>>>
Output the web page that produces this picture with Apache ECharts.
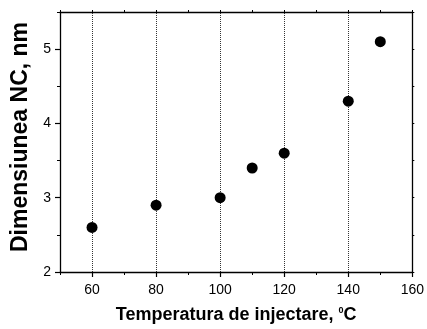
<!DOCTYPE html>
<html><head><meta charset="utf-8">
<script src="https://cdn.jsdelivr.net/npm/echarts@6/dist/echarts.min.js"></script>
<style>html,body{margin:0;padding:0;background:#fff}#c{width:427px;height:329px}</style>
</head><body><div id="c"></div>
<script>
const temperatures = [60, 80, 100, 110, 120, 140, 150];
const sizes = [2.6, 2.9, 3.0, 3.4, 3.6, 4.3, 5.1];
const xTicks = [60, 80, 100, 120, 140, 160];
const yTicks = [2, 3, 4, 5];
const gridLineXs = [60, 80, 100, 120, 140];

const chart = echarts.init(document.getElementById('c'), null, {renderer: 'canvas'});
const font = 'Liberation Sans, Arial, sans-serif';
const minorX = {
  type: 'value', min: 50, max: 160, interval: 10, position: 'bottom',
  axisLine: {show: false, onZero: false},
  axisTick: {show: true, length: 3, lineStyle: {color: '#000', width: 1}},
  axisLabel: {show: false}, splitLine: {show: false}
};
const minorY = {
  type: 'value', min: 2, max: 5.5, interval: 0.5, position: 'left',
  axisLine: {show: false, onZero: false},
  axisTick: {show: true, length: 3, lineStyle: {color: '#000', width: 1}},
  axisLabel: {show: false}, splitLine: {show: false}
};
chart.setOption({
  animation: false,
  grid: {left: 60, right: 14, top: 12, bottom: 56},
  xAxis: [{
    type: 'value', min: 50, max: 160, interval: 10,
    axisLine: {lineStyle: {color: '#000', width: 1.3}},
    axisTick: {show: true, length: 5, inside: false, lineStyle: {color: '#000', width: 1.2},
      customValues: xTicks},
    axisLabel: {color: '#000', fontSize: 14, fontFamily: font, margin: 11,
      customValues: xTicks},
    splitLine: {show: false},
    name: 'Temperatura de injectare, {s|0}C',
    nameLocation: 'middle', nameGap: 34,
    nameTextStyle: {color: '#000', fontSize: 18, fontWeight: 'bold', fontFamily: font,
      rich: {s: {fontSize: 9, fontWeight: 'bold', fontFamily: font, color: '#000', verticalAlign: 'top', padding: [0,0,7,0]}}}
  }, {
    type: 'value', min: 50, max: 160, interval: 10, position: 'top',
    axisLine: {show: true, onZero: false, lineStyle: {color: '#000', width: 1.3}},
    axisTick: {show: true, length: 2, lineStyle: {color: '#000'}},
    axisLabel: {show: false}, splitLine: {show: false}
  }, minorX],
  yAxis: [{
    type: 'value', min: 2, max: 5.5, interval: 0.5,
    axisLine: {show: true, lineStyle: {color: '#000', width: 1.3}},
    axisTick: {show: true, length: 5, lineStyle: {color: '#000', width: 1.2}, customValues: yTicks},
    axisLabel: {color: '#000', fontSize: 14, fontFamily: font, margin: 9, customValues: yTicks},
    splitLine: {show: false},
    name: 'Dimensiunea NC, nm', nameLocation: 'middle', nameGap: 22,
    nameTextStyle: {color: '#000', fontSize: 23, fontWeight: 'bold', fontFamily: font, padding: [0, 0, 0, 10]}
  }, {
    type: 'value', min: 2, max: 5.5, interval: 0.5, position: 'right',
    axisLine: {show: true, onZero: false, lineStyle: {color: '#000', width: 1.3}},
    axisTick: {show: true, length: 2, lineStyle: {color: '#000'}},
    axisLabel: {show: false}, splitLine: {show: false}
  }, minorY],
  series: [{
    type: 'scatter', xAxisIndex: 0, yAxisIndex: 0,
    data: temperatures.map((t, i) => [t, sizes[i]]),
    symbol: 'circle', symbolSize: 11,
    itemStyle: {color: '#000', opacity: 1},
    markLine: {
      silent: true, symbol: 'none', label: {show: false},
      lineStyle: {color: '#000', type: [1, 1], width: 0.8, opacity: 1},
      data: gridLineXs.map(v => ({xAxis: v}))
    },
    z: 5
  }]
});
</script></body></html>
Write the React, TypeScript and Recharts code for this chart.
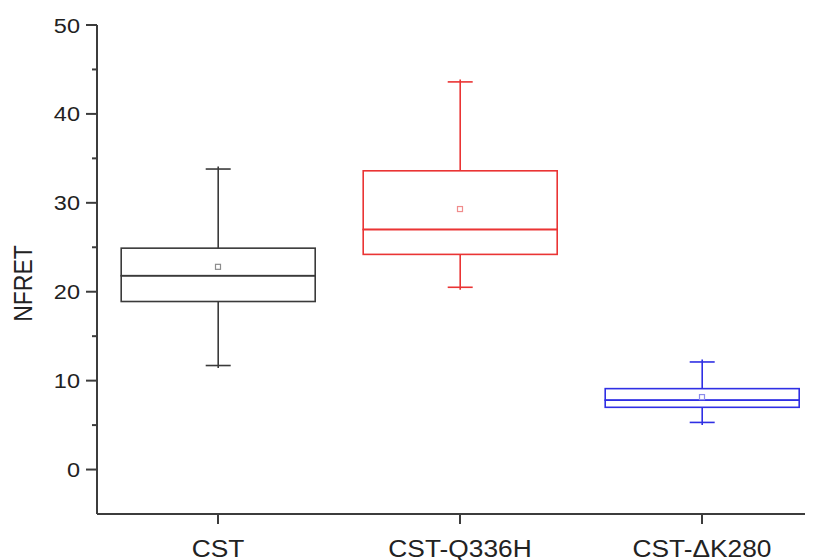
import React from 'react';
import { ComposedChart, Bar, Line, XAxis, YAxis } from 'recharts';

const categories = ['CST', 'CST-Q336H', 'CST-ΔK280'];
const mins = [11.7, 20.5, 5.3];
const q1s = [18.9, 24.2, 7.0];
const medians = [21.8, 27.0, 7.8];
const q3s = [24.9, 33.6, 9.1];
const maxs = [33.8, 43.6, 12.1];
const means = [22.8, 29.3, 8.15];
const yTicks = [0, 5, 10, 15, 20, 25, 30, 35, 40, 45, 50];

const boxColors = ['#3a3a3a', '#ea3434', '#2f2fe4'];
const meanColors = ['#8c8c8c', '#f08c8c', '#8c8cec'];
const FONT = '"Liberation Sans", Arial, sans-serif';
const AXIS = '#3c3c3c';
const SW = 1.6;
const CAP = 12.5;

const data = categories.map((name, i) => ({
  name,
  base: mins[i],
  lowW: q1s[i] - mins[i],
  lowB: medians[i] - q1s[i],
  highB: q3s[i] - medians[i],
  highW: maxs[i] - q3s[i],
  mean: means[i],
}));

const Empty = () => <g />;

const LowWhisker = (p: any) => {
  const c = boxColors[p.index];
  const cx = p.x + p.width / 2;
  const top = p.y;
  const bot = p.y + p.height;
  return (
    <g stroke={c} strokeWidth={SW} fill="none">
      <line x1={cx} y1={top} x2={cx} y2={bot + 2.5} />
      <line x1={cx - CAP} y1={bot} x2={cx + CAP} y2={bot} />
    </g>
  );
};

const HighWhisker = (p: any) => {
  const c = boxColors[p.index];
  const cx = p.x + p.width / 2;
  const top = p.y;
  const bot = p.y + p.height;
  return (
    <g stroke={c} strokeWidth={SW} fill="none">
      <line x1={cx} y1={top - 2.5} x2={cx} y2={bot} />
      <line x1={cx - CAP} y1={top} x2={cx + CAP} y2={top} />
    </g>
  );
};

const BoxPart = (p: any) => {
  const c = boxColors[p.index];
  return (
    <rect x={p.x} y={p.y} width={p.width} height={p.height} fill="none" stroke={c} strokeWidth={SW} />
  );
};

const MeanDot = (p: any) => {
  if (p.cx == null || p.cy == null) return <g key={p.key} />;
  return (
    <rect
      key={p.key}
      x={p.cx - 2.5}
      y={p.cy - 2.5}
      width={5}
      height={5}
      fill="none"
      stroke={meanColors[p.index]}
      strokeWidth={1.2}
    />
  );
};

const YTick = (p: any) => {
  const v = p.payload.value;
  const major = v % 10 === 0;
  const axisX = p.x + 17;
  return (
    <g>
      <line x1={axisX - (major ? 11 : 5)} y1={p.y} x2={axisX} y2={p.y} stroke={AXIS} strokeWidth={2} />
      {major && (
        <g transform={`translate(${p.x},${p.y}) scale(1.12,1)`}>
          <text x={0} y={0} dy="0.36em" textAnchor="end" fontSize={21} fontFamily={FONT} fill="#222">
            {v}
          </text>
        </g>
      )}
    </g>
  );
};

const XTick = (p: any) => (
  <g transform={`translate(${p.x},${p.y}) scale(1.12,1)`}>
    <text x={0} y={0} dy="0.71em" textAnchor="middle" fontSize={23.5} fontFamily={FONT} fill="#222">
      {p.payload.value}
    </text>
  </g>
);

const YLabel = (p: any) => {
  const vb = p.viewBox || { x: 0, y: 17, width: 89, height: 489 };
  const cx = vb.x + 15;
  const cy = vb.y + vb.height / 2 + 14;
  return (
    <g transform={`translate(${cx},${cy}) rotate(-90) scale(1,1.12)`}>
      <text x={0} y={0} dy="0.36em" textAnchor="middle" fontSize={23} fontFamily={FONT} fill="#222">
        NFRET
      </text>
    </g>
  );
};

export default function App() {
  return (
    <div style={{ width: 805, height: 552, overflow: 'hidden', background: '#fff' }}>
      <ComposedChart
        width={815}
        height={552}
        data={data}
        margin={{ top: 17, right: 0, bottom: 0, left: 0 }}
        barCategoryGap="10%"
      >
        <XAxis
          dataKey="name"
          height={46}
          tickSize={10}
          tickMargin={16}
          axisLine={{ stroke: AXIS, strokeWidth: 2 }}
          tickLine={{ stroke: AXIS, strokeWidth: 2 }}
          tick={(p: any) => <XTick {...p} />}
          interval={0}
        />
        <YAxis
          type="number"
          domain={[-5, 50]}
          ticks={yTicks}
          allowDataOverflow
          width={89}
          tickSize={11}
          tickMargin={6}
          tickLine={false}
          axisLine={{ stroke: AXIS, strokeWidth: 2 }}
          tick={(p: any) => <YTick {...p} />}
          interval={0}
          label={{ content: (p: any) => <YLabel {...p} /> }}
        />
        <Bar dataKey="base" stackId="box" shape={<Empty />} isAnimationActive={false} />
        <Bar dataKey="lowW" stackId="box" shape={(p: any) => <LowWhisker {...p} />} isAnimationActive={false} />
        <Bar dataKey="lowB" stackId="box" shape={(p: any) => <BoxPart {...p} />} isAnimationActive={false} />
        <Bar dataKey="highB" stackId="box" shape={(p: any) => <BoxPart {...p} />} isAnimationActive={false} />
        <Bar dataKey="highW" stackId="box" shape={(p: any) => <HighWhisker {...p} />} isAnimationActive={false} />
        <Line
          dataKey="mean"
          stroke="none"
          strokeWidth={0}
          dot={(p: any) => <MeanDot {...p} />}
          activeDot={false}
          isAnimationActive={false}
        />
      </ComposedChart>
    </div>
  );
}
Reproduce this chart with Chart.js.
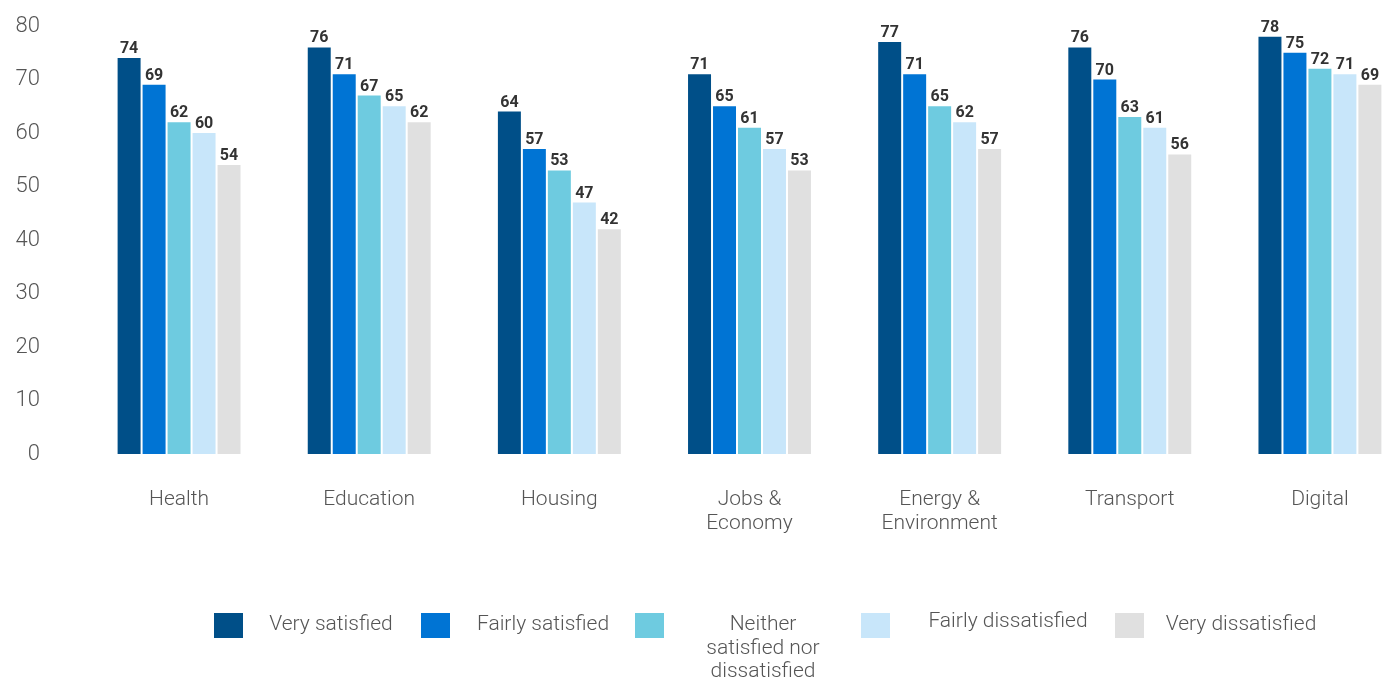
<<<
▸ TO DO:
Include the first line of the records, the line containing "const gridLineXs = [60, 80, 100, 120, 140];", and every line between them, repeated exactly. Skip the pictures.

▸ REPLY TO THE TASK:
Output the web page that produces this picture with Apache ECharts.
<!DOCTYPE html>
<html><head><meta charset="utf-8">
<script src="https://cdn.jsdelivr.net/npm/echarts@6/dist/echarts.min.js"></script>
<style>html,body{margin:0;padding:0;background:#fff}#c{width:427px;height:329px}</style>
</head><body><div id="c"></div>
<script>
const temperatures = [60, 80, 100, 110, 120, 140, 150];
const sizes = [2.6, 2.9, 3.0, 3.4, 3.6, 4.3, 5.1];
const xTicks = [60, 80, 100, 120, 140, 160];
const yTicks = [2, 3, 4, 5];
const gridLineXs = [60, 80, 100, 120, 140];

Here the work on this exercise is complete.